In an earlier research project, we had highlighted something that was a real problem: there are lots of groups that just will never receive support and they don’t fit in the narrative or the public imagination. If you think of someone who is vulnerable, someone who needs support most, you might not think of a 22 year old who is fresh out of university living in a really crappy, but really expensive flat that is really difficult to heat.’

You conducted research on the Member States through the Energy Poverty Observatory. Which findings were notable?

We looked at the statistical data about households that is being collected via the European Union Statistics on Income and Living Conditions ((EU-SILC).One of the items in their  questionnaire is whether households encounter difficulties heating their houses.  It surprised us that this got quite high rates in Portugal and other Southern states. But indeed, Spain had terrible cold spells last year, very severe periods of cold weather and people there live in houses that are not built for that. There is often no central heating system, they have typically tiled floors, large windows – the worst kind of setup for bouts of freezing temperatures.

What is the problem with the data?

‘We rely on EU-SILC or household budget surveys, but there’s been no actual survey into energy poverty. Those questionnaires do ask whether you’ve been in arrears on your utility bills. But that covers all types of bills and utlities. So it covers gas, electricity, water, garbage collection – anything under the sun gets thrown into that. That makes it very hard to pinpoint which part is energy poverty.

The European Commission has proposed that excess profits from energy companies be redistributed back to consumers. What do you expect from that proposal?

‘The Commission took the easy approach: it just use proxies of vulnerability’

‘A windfall tax is the right direction. it would have been ideal to have some accompanying guidance on that, to set some parameters: who should be targeted for support. The lack of that is disappointing. It’s the easy approach: just use proxies of vulnerability. We often see that existing social welfare benefits are used to identify people for support; people who receive an old age pension, who receive support because they have a severe disability, or i are unemployed. But that way, a lot of working families get completely ignored.’

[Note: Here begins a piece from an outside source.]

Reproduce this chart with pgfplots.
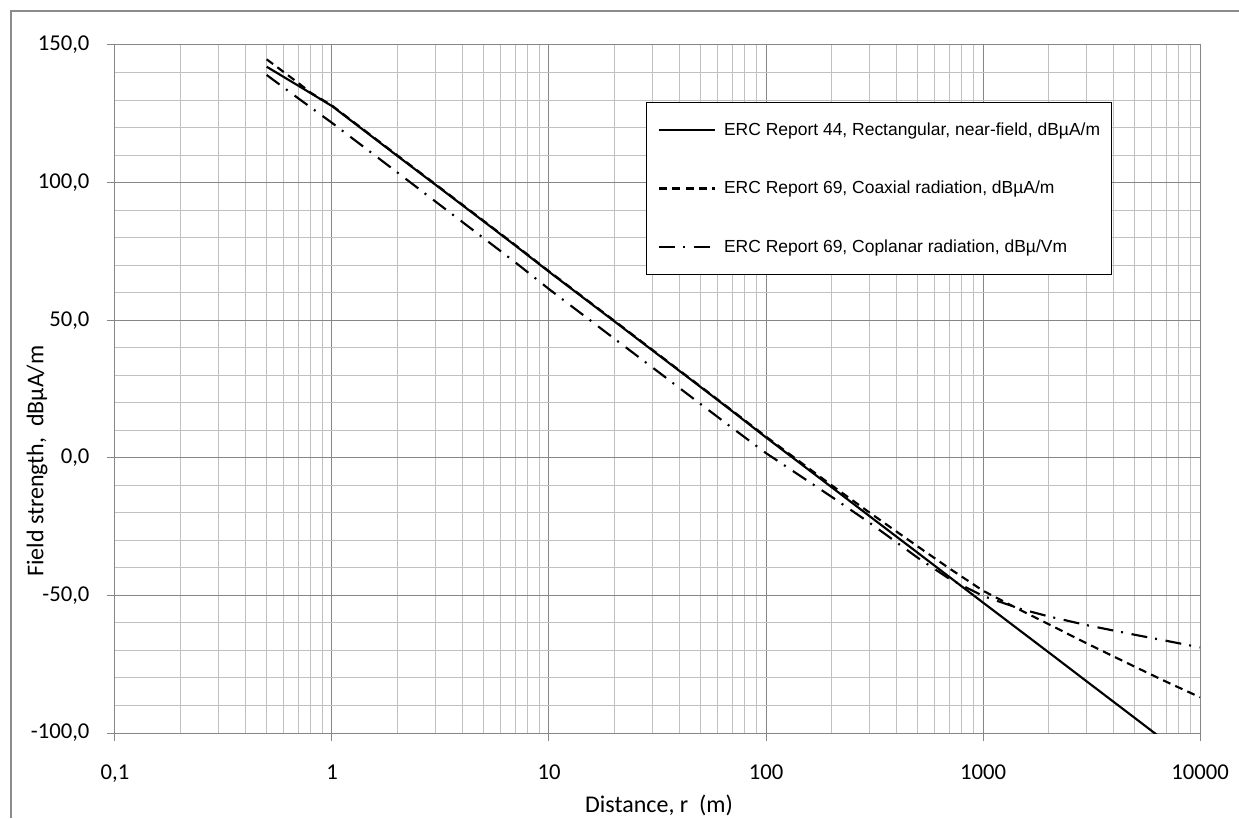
\documentclass[border=0pt]{standalone}
\usepackage{fontspec}
\setmainfont{Carlito}
\newfontfamily\legfont{Liberation Sans}
\usepackage{pgfplots}
\pgfplotsset{compat=1.18}
\definecolor{gridmaj}{HTML}{868686}
\definecolor{gridmin}{HTML}{C0C0C0}
\definecolor{framec}{HTML}{8C8C8C}

% field strength vs distance, three models
\pgfplotstableread{
r      val
0.5    142.1
0.7    135.2
1      127.8
2      109.7
3      99.2
5      85.9
7      77.1
10     67.6
20     49.6
30     39.0
50     25.7
70     16.9
100    7.4
200    -10.6
300    -21.2
500    -34.5
700    -43.3
1000   -52.6
2000   -70.6
3000   -81.2
5000   -94.5
7000   -103.3
10000  -112.6
}\rectnear
\pgfplotstableread{
r      val
0.5    144.8
0.7    136.2
0.8    132.6
1      128.0
2      109.9
3      99.4
5      86.1
7      77.3
10     67.8
20     49.8
30     39.2
50     25.9
70     17.1
100    7.7
200    -9.9
300    -19.9
500    -32.2
700    -40.2
1000   -48.3
1500   -55.5
2000   -60.4
3000   -67.4
5000   -75.9
7000   -81.4
10000  -87.0
}\coaxial
\pgfplotstableread{
r      val
0.5    139.1
0.7    130.6
1      121.7
2      103.7
3      93.1
5      79.8
7      71.0
10     61.3
20     43.3
30     32.8
50     19.5
70     10.8
100    1.7
200    -14.1
300    -23.6
500    -36.3
700    -44.0
1000   -50.2
1500   -55.0
2000   -57.6
3000   -60.8
5000   -64.3
7000   -66.5
10000  -68.9
}\coplanar

\begin{document}
\begin{tikzpicture}
\useasboundingbox (-86.25pt,-63.75pt) rectangle (843pt,549.75pt);
\draw[framec, line width=1.1pt] (-78pt,-63.75pt) -- (-78pt,541.5pt) -- (843pt,541.5pt);
\begin{axis}[
  scale only axis, width=813.75pt, height=516pt,
  xmode=log, xmin=0.1, xmax=10000, ymin=-100, ymax=150,
  xtick={0.1,1,10,100,1000,10000},
  xticklabels={{0,1},1,10,100,1000,10000},
  minor xtick={0.2,0.3,0.4,0.5,0.6,0.7,0.8,0.9,2,3,4,5,6,7,8,9,20,30,40,50,60,70,80,90,
    200,300,400,500,600,700,800,900,2000,3000,4000,5000,6000,7000,8000,9000},
  ytick={-100,-50,...,150}, minor y tick num=4,
  grid=both,
  major grid style={draw=gridmaj, line width=0.75pt},
  minor grid style={draw=gridmin, line width=0.75pt},
  axis line style={draw=gridmaj, line width=0.75pt},
  xtick pos=bottom, ytick pos=left, tick align=outside,
  major tick length=6pt, minor tick length=0pt,
  tick style={draw=gridmaj, line width=0.75pt},
  ticklabel style={font=\fontsize{17}{17}\selectfont},
  yticklabel style={/pgf/number format/fixed, /pgf/number format/fixed zerofill,
    /pgf/number format/precision=1, /pgf/number format/use comma,
    /pgf/number format/assume math mode=true, inner sep=0pt, xshift=-13pt},
  xticklabel style={inner sep=0pt, yshift=-18pt},
  xlabel={Distance, r~ (m)},
  ylabel={Field strength,~ dBµA/m},
  label style={font=\fontsize{18}{18}\selectfont},
  xlabel style={at={(axis description cs:0.5014,-0.1055)}, anchor=center},
  ylabel style={at={(axis description cs:-0.0719,0.395)}, anchor=center},
  legend style={at={(rel axis cs:0.4894,0.9172)}, anchor=north west,
    draw=black, line width=0.9pt, fill=white,
    inner xsep=8.5pt, inner ysep=15pt, row sep=33pt,
    nodes={inner sep=0pt},
    font=\legfont\fontsize{13.1}{13.1}\selectfont,
    /tikz/every odd column/.append style={column sep=6pt}},
  legend cell align=left,
  legend image code/.code={\draw[#1] (0pt,0pt) -- (42pt,0pt);},
]
\addplot[black, line width=1.6pt] table[x=r, y=val] {\rectnear};
\addlegendentry{ERC Report 44, Rectangular, near-field, dBµA/m}
\addplot[black, line width=1.6pt, dash pattern=on 6pt off 4pt] table[x=r, y=val] {\coaxial};
\addlegendentry{ERC Report 69, Coaxial radiation, dBµA/m}
\addplot[black, line width=1.6pt, dash pattern=on 12pt off 6pt on 1.5pt off 6.5pt] table[x=r, y=val] {\coplanar};
\addlegendentry{ERC Report 69, Coplanar radiation, dBµ/Vm}
\end{axis}
\end{tikzpicture}
\end{document}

Your Energy Poverty Observatory was replaced by an Energy Poverty Advisory Hub in 2020. How do they differ?

‘Perhaps they are less critical, we were pushing a bit more for a critical voice. But they are valid in a different way. While we spent a lot of time discussing why the data matters and the ways in which it is actually quite limited,  they have moved away from that body of work of definitions and indicators towards  on the ground technical assistance. In that sense, it has been quite a shift in priorities. 

The evidence repository has disappeared. The network page has disappeared. The  indicator dashboard stayed, but that’s a bit buried away now on the EPAH website, in its own subsection. So for us, that was a disappointment.

Did the European Commission explain why some of your work was excluded?

‘No. So we’re not really sure what the reason was.’

You said earlier that you are optimistic, yet at the same time, you are very critical of the Member States and the European Commission. How do you reconcile those contradicting feelings?

Gosh, it’s my daily struggle actually, but I think you have to be optimistic. I keep reminding myself to look at it over the long duration and to see that we have actually come a long way. We’re starting to see a slow movement towards recognising the right to energy, and understand that maybe it should be treated as more of a social good than a privatised commodity. And that's a really complicated one to try and pin down.

There is a huge amount more to do, but we have already seen quite a transformational shift in how the problem is recognised. It is much higher up the policy agenda nowadays.’